One of my favorite questions to ponder is “what do you know now that you wish you’d known why back when?”
I love this question because it encourages me to think about all the ways I’ve grown and changed over the years. It’s also a question that works in all sorts of different situations — what do you wish you’d known about marriage, raising kids, your professional life, dealing with friends, quilting, gardening…. The list is endless.
Today I’ve been responded to quite a few questions on Facebook in various homeschool groups I participate in, and the question I’m pondering is: What do you know about homeschooling that you wish you’d known then?
As I thought about it, I realized it’s a long list, and, unfortunately because I’m homeschooling an only child, I don’t have any opportunities for do-overs. There is no “next time” as kid #2, #3 or #4 rolls through.
Here’s my top 5 list, grouped together by theme.
1-Time is on your side.
You don’t need to do everything the first year you’re homeschooling — in fact you can’t. But that’s okay because you’ve got time, so take advantage of the time you do have. Even if you’re homeschooling a high school senior, time is on your side. Because learning continues throughout life. It really is possible to learn things after high school…even after college…or graduate school. I’ve certainly more things since I’ve been out of school than I ever learned while I was in school, the only difference is I think of it as “that’s life” instead of “that’s school.”
2-There is no “fall behind” in homeschool.
Tom Hanks famously said “There’s no crying in baseball.” I believe just as firmly that there’s no “falling behind” in homeschooling. When parents worry that their kids might fall behind, I ask them “behind who?”Behind is quite often an arbitrary idea based upon what most kids might be doing at a particular point in their development. What might take three months to teach a four year old might take three weeks to teach a six year old, and three hours to teach an eight year old. If you’ve never read Better Late Than Early, it’s on my must-read list of homeschool books.
3-Your homeschool is (and should be) unique.
Your homeschool is as unique as the student(s) you teach. You may have a friend who homeschools and thrives on a Charlotte Mason curriculum, and another friend who can’t wait for her everything I need to homeschool box of curriculum to arrive in the mail, while you barely buy any curriculum at all because you’re primarily an unschooling homeschool. And. That’s. Fine. You might be a family that loves a big bacon and eggs breakfast first thing in the morning, or you may be the kind of homeschool family that lives on boxes of Nature Valley Granola bars or Lucky Charms eaten on the fly when it’s almost lunchtime. In the end, there’s no one right way to homeschool any more than there’s one right way to organize a linen closet — there’s only the right way for you. So you do your homeschool your way.

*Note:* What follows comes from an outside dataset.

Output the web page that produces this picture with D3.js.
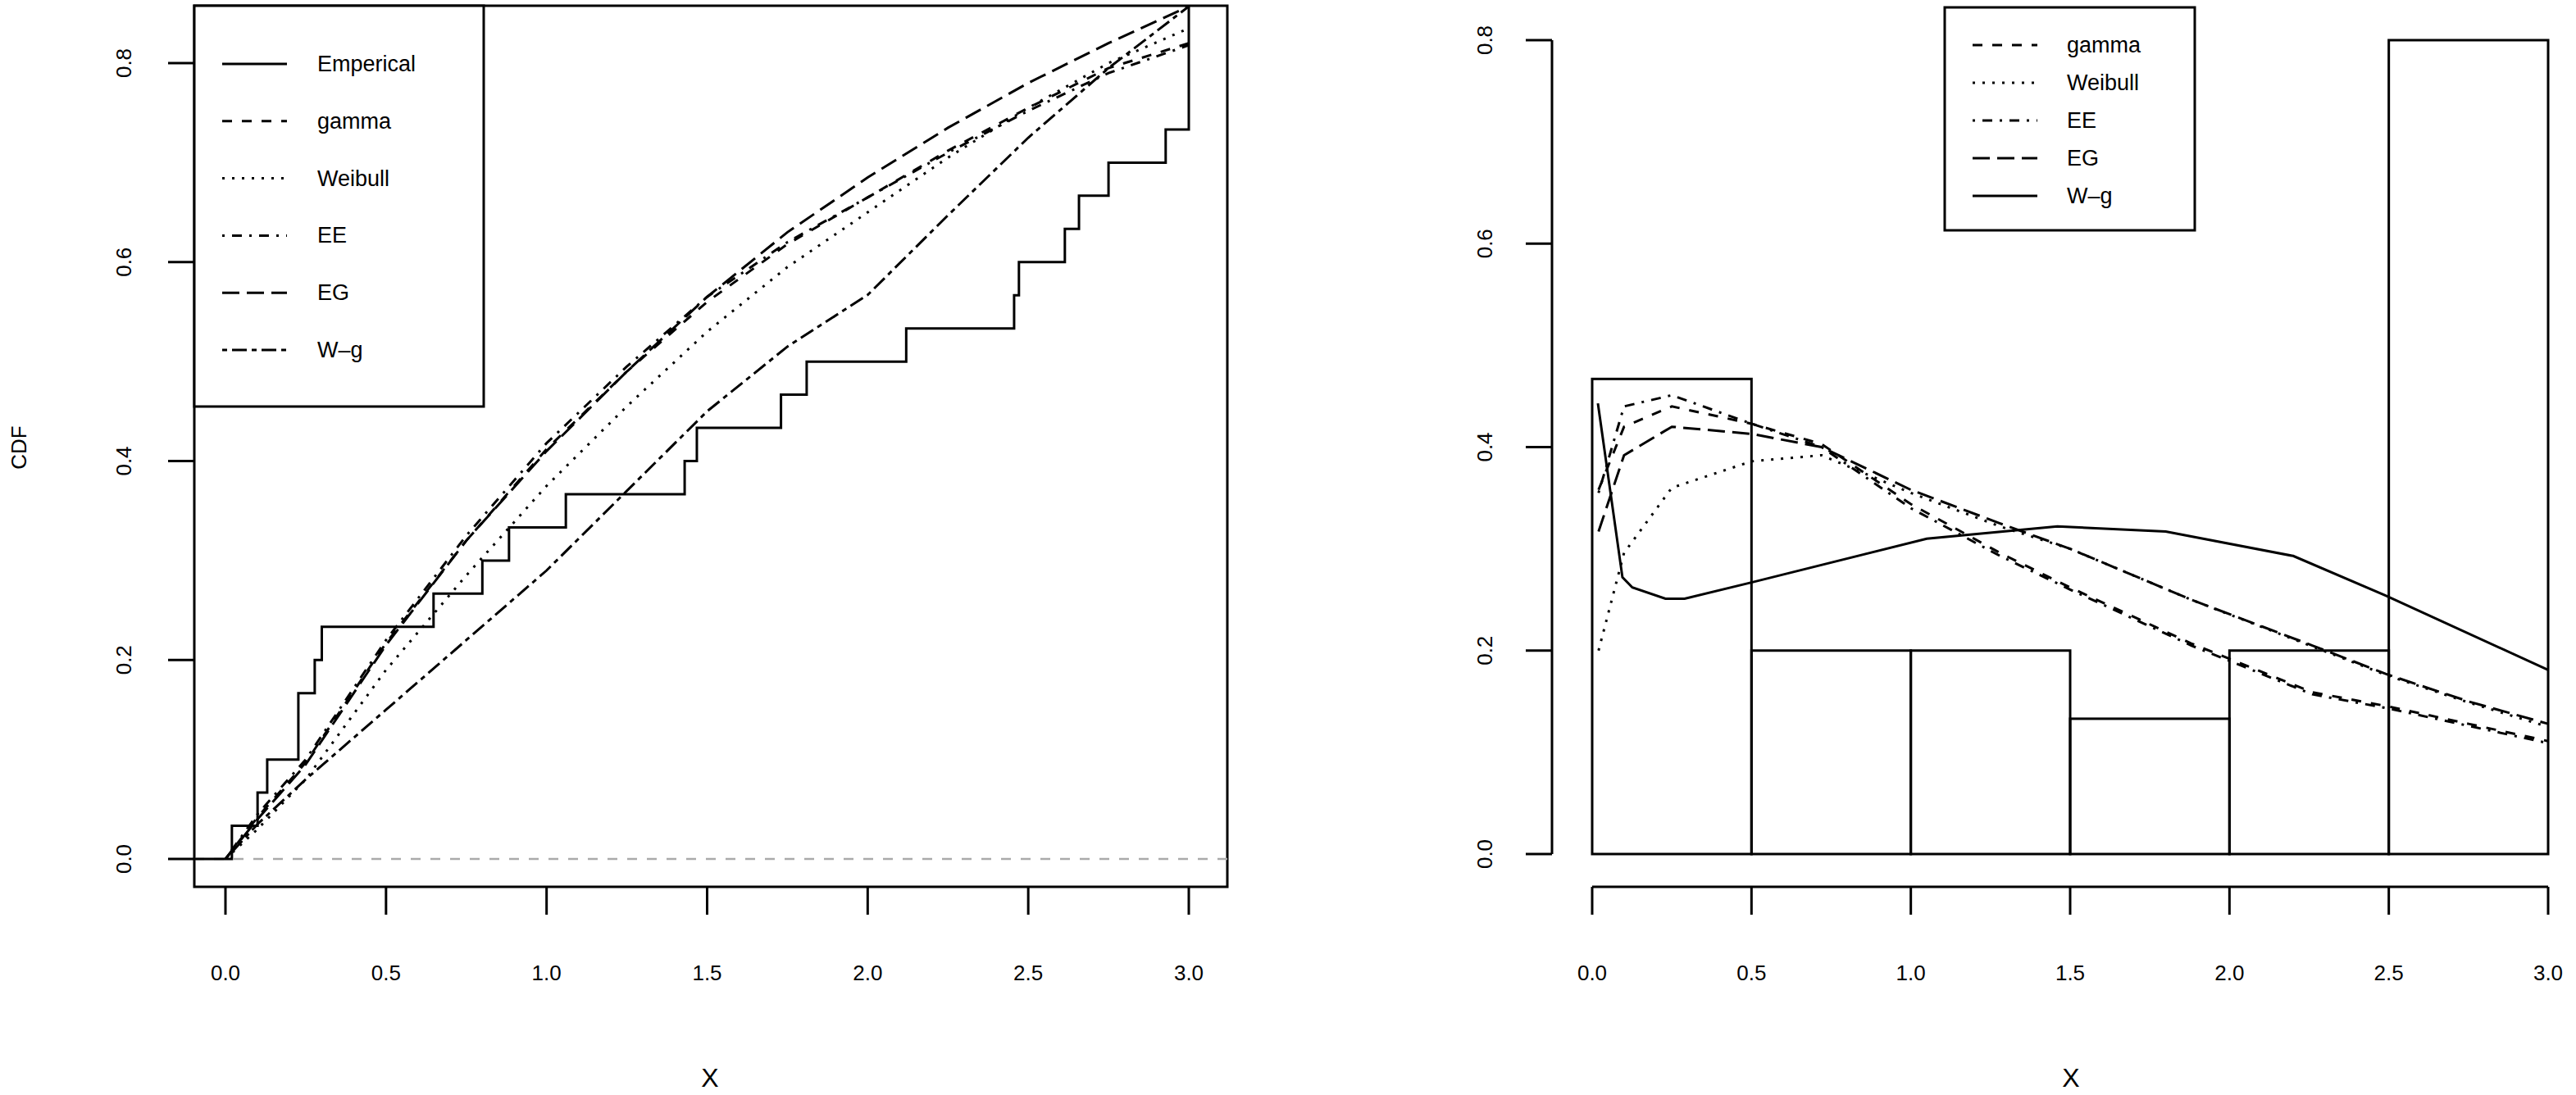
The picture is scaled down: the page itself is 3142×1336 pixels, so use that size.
<!DOCTYPE html>
<html><head><meta charset="utf-8">
<script src="https://cdn.jsdelivr.net/npm/d3@7"></script>
<style>body{margin:0;background:#fff}text{font-family:"Liberation Sans",Arial,sans-serif}</style>
</head><body>
<svg id="chart" width="3142" height="1336"></svg>
<script>
// empirical CDF steps (x, level after jump)
var ecdfX = [0.02,0.10,0.13,0.227,0.278,0.30,0.648,0.80,0.883,1.06,1.43,1.468,1.73,1.81,2.12,2.456,2.471,2.614,2.658,2.75,2.928,3.0];
var ecdfY = [0.0333,0.0667,0.1,0.1667,0.2,0.2333,0.2667,0.3,0.3333,0.3667,0.4,0.4333,0.4667,0.5,0.5333,0.5667,0.6,0.6333,0.6667,0.7,0.7333,1.0];

var cdfX = [0,0.1,0.25,0.5,0.75,1,1.25,1.5,1.75,2,2.25,2.5,2.75,3];
var cdfGamma = [0,0.042,0.097,0.217,0.32,0.412,0.49,0.56,0.618,0.665,0.712,0.755,0.795,0.82];
var cdfWeibull = [0,0.03,0.08,0.19,0.285,0.375,0.455,0.53,0.595,0.65,0.705,0.755,0.8,0.835];
var cdfEE = [0,0.045,0.1,0.22,0.325,0.418,0.495,0.565,0.62,0.665,0.71,0.752,0.79,0.818];
var cdfEG = [0,0.04,0.095,0.215,0.32,0.41,0.49,0.565,0.63,0.685,0.735,0.78,0.82,0.857];
var cdfWg = [0,0.035,0.08,0.15,0.22,0.29,0.37,0.45,0.515,0.567,0.647,0.725,0.795,0.857];

var histBreaks = [0,0.5,1,1.5,2,2.5,3];
var histDensity = [0.467,0.2,0.2,0.133,0.2,0.8];

var pdfX = [0.02,0.1,0.25,0.5,0.72,1.0,1.28,1.5,1.88,2.26,2.5,2.75,3.0];
var pdfGamma = [0.358,0.42,0.44,0.423,0.403,0.344,0.296,0.262,0.207,0.159,0.145,0.128,0.111];
var pdfEE = [0.355,0.44,0.451,0.423,0.4,0.34,0.293,0.26,0.205,0.157,0.143,0.126,0.109];
var pdfEG = [0.317,0.392,0.42,0.413,0.4,0.358,0.325,0.3,0.25,0.205,0.176,0.15,0.128];
var pdfWeibull = [0.2,0.296,0.36,0.386,0.392,0.355,0.322,0.3,0.25,0.204,0.175,0.149,0.125];
var wgX = [0.018,0.095,0.126,0.23,0.29,0.5,1.05,1.46,1.8,2.2,2.49,3.0];
var wgY = [0.443,0.272,0.262,0.251,0.251,0.267,0.31,0.322,0.317,0.293,0.254,0.181];

var yTicks = [0,0.2,0.4,0.6,0.8];
var xTicks = [0,0.5,1,1.5,2,2.5,3];
var fmt = d3.format(".1f");

var svg = d3.select("#chart");
var LW = 3;

function path(g, xs, ys, x, y, dash){
  var line = d3.line().x(function(d){return x(d[0]);}).y(function(d){return y(d[1]);});
  g.append("path").datum(d3.zip(xs, ys)).attr("d", line)
   .attr("fill","none").attr("stroke","#000").attr("stroke-width",LW)
   .attr("stroke-dasharray", dash);
}

// ---------- left panel ----------
var L = svg.append("g");
var xL = d3.scaleLinear().domain([0,3]).range([275,1450]);
var yL = d3.scaleLinear().domain([0,0.8]).range([1048,77]);
L.append("rect").attr("x",237).attr("y",7).attr("width",1260).attr("height",1075)
 .attr("fill","none").attr("stroke","#000").attr("stroke-width",LW);
L.append("defs").append("clipPath").attr("id","clipL").append("rect")
 .attr("x",237).attr("y",7).attr("width",1260).attr("height",1075);
var LP = L.append("g").attr("clip-path","url(#clipL)");
LP.append("line").attr("x1",237).attr("x2",1497).attr("y1",yL(0)).attr("y2",yL(0))
 .attr("stroke","#aaa").attr("stroke-width",2.5).attr("stroke-dasharray","12,12");

var stepPts = [[-0.1,0],[ecdfX[0],0]];
ecdfX.forEach(function(v,i){
  stepPts.push([v, ecdfY[i]]);
  stepPts.push([i+1<ecdfX.length?ecdfX[i+1]:3.2, ecdfY[i]]);
});
path(LP, stepPts.map(function(d){return d[0];}), stepPts.map(function(d){return d[1];}), xL, yL, null);
path(LP, cdfX, cdfGamma, xL, yL, "12,12");
path(LP, cdfX, cdfWeibull, xL, yL, "3,9");
path(LP, cdfX, cdfEE, xL, yL, "3,9,12,9");
path(LP, cdfX, cdfEG, xL, yL, "21,9");
path(LP, cdfX, cdfWg, xL, yL, "6,6,18,6");

L.selectAll(".yt").data(yTicks).enter().append("line")
 .attr("x1",205).attr("x2",237).attr("y1",yL).attr("y2",yL).attr("stroke","#000").attr("stroke-width",LW);
L.selectAll(".yl").data(yTicks).enter().append("text")
 .attr("transform",function(d){return "translate(160,"+yL(d)+") rotate(-90)";})
 .attr("text-anchor","middle").attr("font-size",26).text(fmt);
L.selectAll(".xt").data(xTicks).enter().append("line")
 .attr("x1",xL).attr("x2",xL).attr("y1",1082).attr("y2",1116).attr("stroke","#000").attr("stroke-width",LW);
L.selectAll(".xl").data(xTicks).enter().append("text")
 .attr("x",xL).attr("y",1196).attr("text-anchor","middle").attr("font-size",26).text(fmt);
L.append("text").attr("x",866).attr("y",1326).attr("text-anchor","middle").attr("font-size",32).text("X");
L.append("text").attr("transform","translate(32,546) rotate(-90)").attr("text-anchor","middle").attr("font-size",26).text("CDF");

var legL = [["Emperical",null],["gamma","12,12"],["Weibull","3,9"],["EE","3,9,12,9"],["EG","21,9"],["W\u2013g","6,6,18,6"]];
L.append("rect").attr("x",237).attr("y",7).attr("width",353).attr("height",489)
 .attr("fill","#fff").attr("stroke","#000").attr("stroke-width",LW);
legL.forEach(function(d,i){
  var yy = 78 + i*69.8;
  L.append("line").attr("x1",271).attr("x2",350).attr("y1",yy).attr("y2",yy)
   .attr("stroke","#000").attr("stroke-width",LW).attr("stroke-dasharray",d[1]);
  L.append("text").attr("x",387).attr("y",yy+9).attr("font-size",27).text(d[0]);
});

// ---------- right panel ----------
var R = svg.append("g");
var xR = d3.scaleLinear().domain([0,3]).range([1942,3108]);
var yR = d3.scaleLinear().domain([0,0.8]).range([1042,49]);
R.selectAll(".bar").data(histDensity).enter().append("rect")
 .attr("x",function(d,i){return xR(histBreaks[i]);})
 .attr("width",function(d,i){return xR(histBreaks[i+1])-xR(histBreaks[i]);})
 .attr("y",function(d){return yR(d);})
 .attr("height",function(d){return yR(0)-yR(d);})
 .attr("fill","none").attr("stroke","#000").attr("stroke-width",LW);
path(R, pdfX, pdfGamma, xR, yR, "12,12");
path(R, pdfX, pdfWeibull, xR, yR, "3,9");
path(R, pdfX, pdfEE, xR, yR, "3,9,12,9");
path(R, pdfX, pdfEG, xR, yR, "21,9");
path(R, wgX, wgY, xR, yR, null);

R.append("line").attr("x1",1893).attr("x2",1893).attr("y1",yR(0)).attr("y2",yR(0.8)).attr("stroke","#000").attr("stroke-width",LW);
R.selectAll(".yt").data(yTicks).enter().append("line")
 .attr("x1",1861).attr("x2",1893).attr("y1",yR).attr("y2",yR).attr("stroke","#000").attr("stroke-width",LW);
R.selectAll(".yl").data(yTicks).enter().append("text")
 .attr("transform",function(d){return "translate(1820,"+yR(d)+") rotate(-90)";})
 .attr("text-anchor","middle").attr("font-size",26).text(fmt);
R.append("line").attr("x1",xR(0)).attr("x2",xR(3)).attr("y1",1082).attr("y2",1082).attr("stroke","#000").attr("stroke-width",LW);
R.selectAll(".xt").data(xTicks).enter().append("line")
 .attr("x1",xR).attr("x2",xR).attr("y1",1082).attr("y2",1116).attr("stroke","#000").attr("stroke-width",LW);
R.selectAll(".xl").data(xTicks).enter().append("text")
 .attr("x",xR).attr("y",1196).attr("text-anchor","middle").attr("font-size",26).text(fmt);
R.append("text").attr("x",2526).attr("y",1326).attr("text-anchor","middle").attr("font-size",32).text("X");

var legR = [["gamma","12,12"],["Weibull","3,9"],["EE","3,9,12,9"],["EG","21,9"],["W\u2013g",null]];
R.append("rect").attr("x",2372).attr("y",9).attr("width",305).attr("height",272)
 .attr("fill","#fff").attr("stroke","#000").attr("stroke-width",LW);
legR.forEach(function(d,i){
  var yy = 55 + i*46;
  R.append("line").attr("x1",2406).attr("x2",2485).attr("y1",yy).attr("y2",yy)
   .attr("stroke","#000").attr("stroke-width",LW).attr("stroke-dasharray",d[1]);
  R.append("text").attr("x",2521).attr("y",yy+9).attr("font-size",27).text(d[0]);
});
</script>
</body></html>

4-Instead of homeschool, it really should be called “rarely at home school.”
Remember in a A Charlie Brown Christmas when Lucy tells Charlie Brown “what you need is involvement”? As a new homeschooling parent who had no friends who were already homeschooling, I wondered how that social part of homeschool life would work. Then I saw an ad in the newspaper about homeschooling in our area and joined my local homeschool group. And before long I saw the notices about the co-op on Tuesday afternoons, the art classes on Thursday morning, the chess club on Friday afternoons, and the field trip here or there. There were so many things to do that sometimes (pandemics aside) the challenge is having sufficient time at home to satisfy our state’s homeschool law requirement.

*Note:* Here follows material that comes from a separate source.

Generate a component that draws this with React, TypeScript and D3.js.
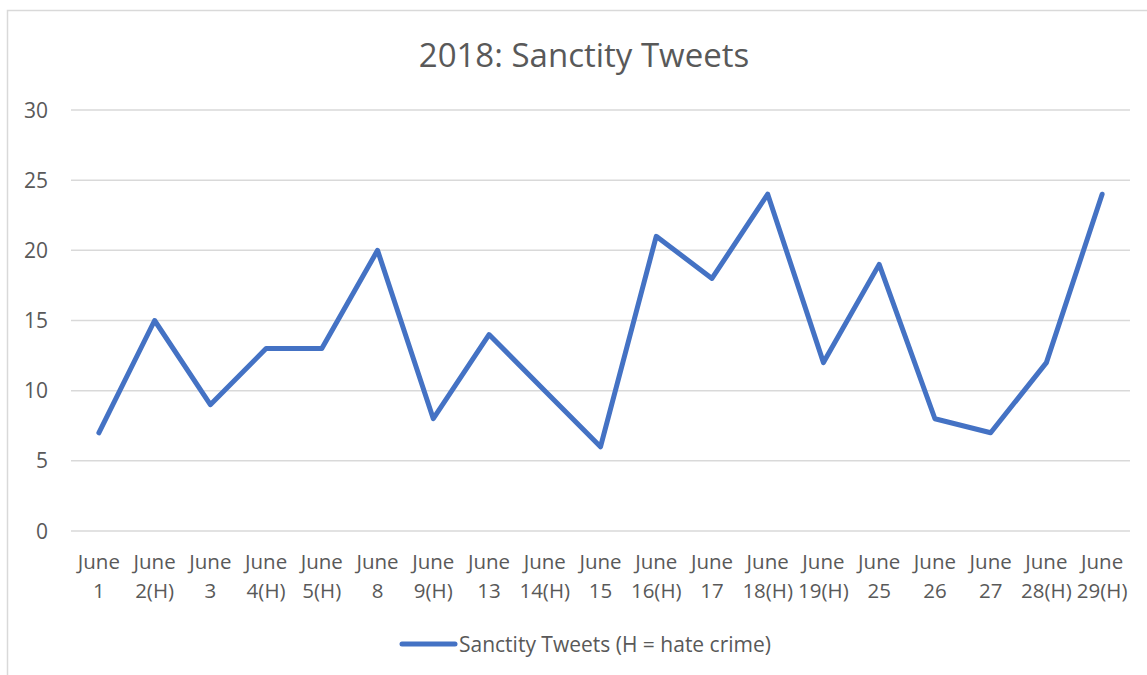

5-There’s more to school than worksheets.
I come at homeschooling from an increasingly unschooling background, but early on I was a lot more traditional, and I came at homeschool from the “here’s another worksheet” perspective a lot of public school kids experienced growing up. Gradually I realized my son was learning and retaining much more of what we did that was based in hands-on, real life learning, not worksheets. I became more comfortable asking “what do you want to learn” and saying “I don’t know, why don’t you look it up and see.” So, we these days much of what we do is very untraditional, though there’s still a lot of learning going on.
In the end, homeschooling is like most things. You learn how to do it by doing it. You try this or that, keeping the things that are helpful and work for you and ditching the things that don’t.